Bitcoin’s liquidity is getting fragmented, meaning that the amount of Bitcoin available for trading is unevenly spread across different exchanges. This can lead to price discrepancies, especially on exchanges with less liquidity.
What’s the Big Deal?
Imagine you’re trying to buy a rare collectible. If only a few people are selling it, the price can fluctuate wildly depending on who’s buying and selling. It’s the same with Bitcoin. When liquidity is low, even small changes in buying and selling activity can cause big price swings.
The Recent Sell-Off:
This liquidity fragmentation was particularly noticeable during a recent sell-off in August. Bitcoin’s price dropped below $50,000 for the first time since February, and some exchanges saw even bigger price drops than others. For example, Binance US saw a much larger price drop than more liquid platforms.
Price Slippage:
Price slippage is a good indicator of liquidity. When liquidity is low, you might have to pay a higher price (or get a lower price when selling) than you expected. During the August sell-off, price slippage increased significantly on some exchanges, especially for trading pairs like Zaif’s BTC-JPY and KuCoin’s BTC-EUR.

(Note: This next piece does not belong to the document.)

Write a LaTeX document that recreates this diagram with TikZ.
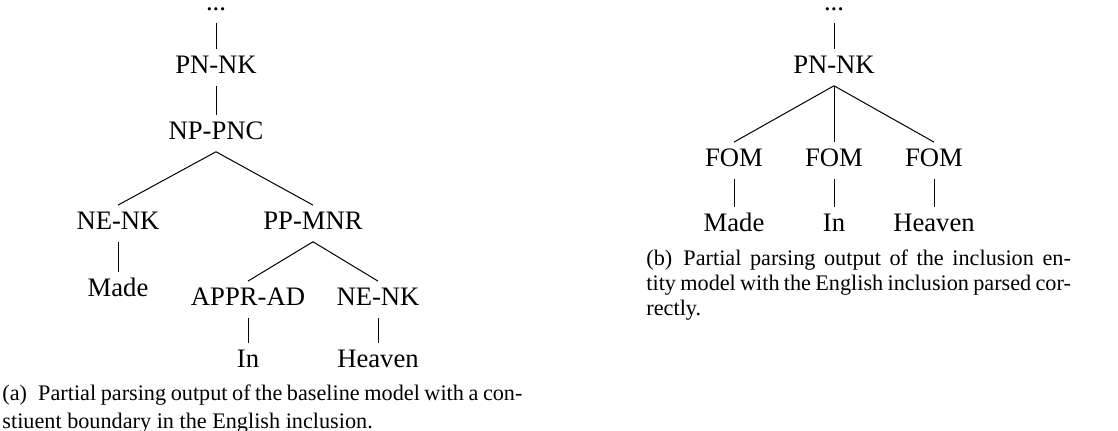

Spot Bitcoin ETFs: A New Twist
The launch of US Spot Bitcoin ETFs has added another layer to the liquidity crisis. These ETFs hold a significant amount of Bitcoin, and they trade during traditional market hours, which means they close on weekends.
Weekend Volatility:
This has led to increased weekend volatility. Since the ETFs are closed on weekends, there’s less liquidity available, making prices more susceptible to swings. This means that price drops that start on Friday can get worse over the weekend.
The Bottom Line:
Bitcoin’s liquidity fragmentation and the impact of Spot Bitcoin ETFs are creating a more volatile market, especially on weekends. This means that investors need to be aware of the risks and be prepared for potential price swings.